Friday, September 12, 2008

Tuesdays with Morrie


Everyone has read it. I never felt the need to read it. But oh well...so I picked it up from the school library.

Hmm....I am not impressed. But something there did make me think a little, or rather made me reflect.

So Morrie is telling Mitch that he wants to be happy at the specific moment when he passes. Even when the pain is all engulfing, he wants to be able to detach himself from the moment so that his last thoughts are not those of fear and suffering.

But before this, he had shared with Mitch that we all needed to stop living in fear. As life is full of possible negative consequences, pain and suffering is then an irrevocable possibility of every action.

This then led me to think about what I had realized about the beauty of life, the irreversibility of time and the fragility of that moment when our minds were "open".

But then, to be able to achieve detachment as Buddha preaches, I don't know.

Normally my entries are very impersonal and objective, but for once, I am going to break out of my shell and share a bit of my personal feelings. Because it is the "mortal", "ego" side of me that is holding me back from the ability to love fully and in turn to be able to free myself (detach fully).

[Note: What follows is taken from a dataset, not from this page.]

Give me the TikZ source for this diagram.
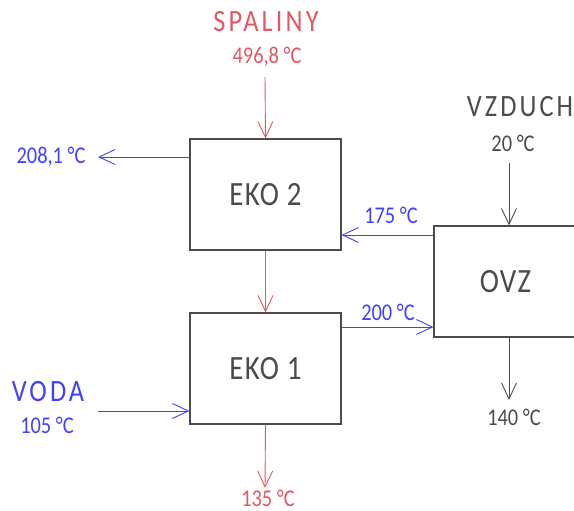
\documentclass[tikz,border=0pt]{standalone}
\usepackage{fontspec}
\setmainfont{Carlito}[FakeStretch=0.85]
\usetikzlibrary{arrows.meta}
\definecolor{cred}{RGB}{226,88,98}
\definecolor{cblue}{RGB}{64,64,255}
\definecolor{cgray}{RGB}{75,75,75}
\tikzset{
  box/.style={draw=cgray,line width=1.1pt,minimum width=151pt,minimum height=111pt,inner sep=0pt,text=cgray,font=\fontsize{34}{34}\selectfont\addfontfeature{LetterSpace=4}},
  arr/.style={line width=0.9pt,-{Straight Barb[length=16pt,width=15pt,line width=0.9pt]}},
  rarr/.style={arr,draw=cred},
  barr/.style={arr,draw=cblue},
  garr/.style={arr,draw=cgray},
  big/.style={font=\fontsize{31}{31}\selectfont\addfontfeature{LetterSpace=10},inner sep=0pt},
  small/.style={font=\fontsize{24}{24}\selectfont,inner sep=0pt},
}
\begin{document}
\begin{tikzpicture}[x=1pt,y=-1pt]
\useasboundingbox (0,0) rectangle (574,511);
\node[box] (eko2) at (265.5,194.5) {EKO 2};
\node[box] (eko1) at (265.5,368.5) {EKO 1};
\node[box,minimum width=143pt] (ovz) at (505.5,281.5) {OVZ};
% labels
\node[big,text=cred] (spal) at (266,22) {SPALINY};
\node[small,text=cred] (t496) at (267,57) {496,8 °C};
\node[small,text=cred] (t135) at (268,498) {135 °C};
\node[small,text=cblue] (t208) at (51,157) {208,1 °C};
\node[small,text=cblue] (t175) at (391,215) {175 °C};
\node[small,text=cblue] (t200) at (388,312) {200 °C};
\node[big,text=cblue] (voda) at (48,392) {VODA};
\node[small,text=cblue] (t105) at (47,425) {105 °C};
\node[big,text=cgray] (vzd) at (520,107) {VZDUCH};
\node[small,text=cgray] (t20) at (513,143) {20 °C};
\node[small,text=cgray] (t140) at (514,417) {140 °C};
% free ends
\coordinate (spalin) at (265,77);
\coordinate (spalout) at (265,488);
\coordinate (w208) at (98,157);
\coordinate (w105) at (98,411);
\coordinate (airin) at (509,163);
\coordinate (airout) at (509,400);
% arrows
\draw[rarr] (spalin) -- (eko2.north);
\draw[rarr] (eko2.south) -- (eko1.north);
\draw[rarr] (eko1.south) -- (spalout);
\draw[barr] (eko2.west |- w208) -- (w208);
\draw[barr] (w105) -- (eko1.west |- w105);
\draw[barr] ([yshift=46.5pt]ovz.west) -- ([yshift=46.5pt]ovz.west -| eko2.east);
\draw[barr] ([yshift=41.5pt]eko1.east) -- ([yshift=41.5pt]eko1.east -| ovz.west);
\draw[garr] (airin) -- (ovz.north -| airin);
\draw[garr] (ovz.south -| airout) -- (airout);
\end{tikzpicture}
\end{document}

We can consider any kind of pain. As I had theorized before, since I now understood the beauty of real man and moral reality and moral truth, I also stated that it is entirely impossible to live based on my understandings of the moral truth since we have to function in the world of social reality which is still very real.

What is holding me back? Pain. More specifically, my fear of pain and suffering. Which is human, I guess. To truly be unafraid, we have to look it in the face and live in the moment. We have to live with our emotions on our sleeves consistently.

But of course, the problem here is that (merging with Eugene's theory), not all of us are playing at the same game level. We are not all playing at the level of the moral game, most probably the other is playing at the level of the "ego" game.

I think this is what perpetuates our fear of pain and suffering, thus we will never be able to experience fully what love is (for example) and then since we can never fully grasp what it is to love (unless we surrender fully to the experience and allow our minds to be open to it), then we can never detach ourselves from what we do not understand.

Of course, to bridge this gap and incongruity in playing levels, "free agents" are then necessary.

So yet again, I realised the vast spiritual, philosophical and mental challenge that Buddha was able to overcome as he loved fully and in turn could detach himself fully.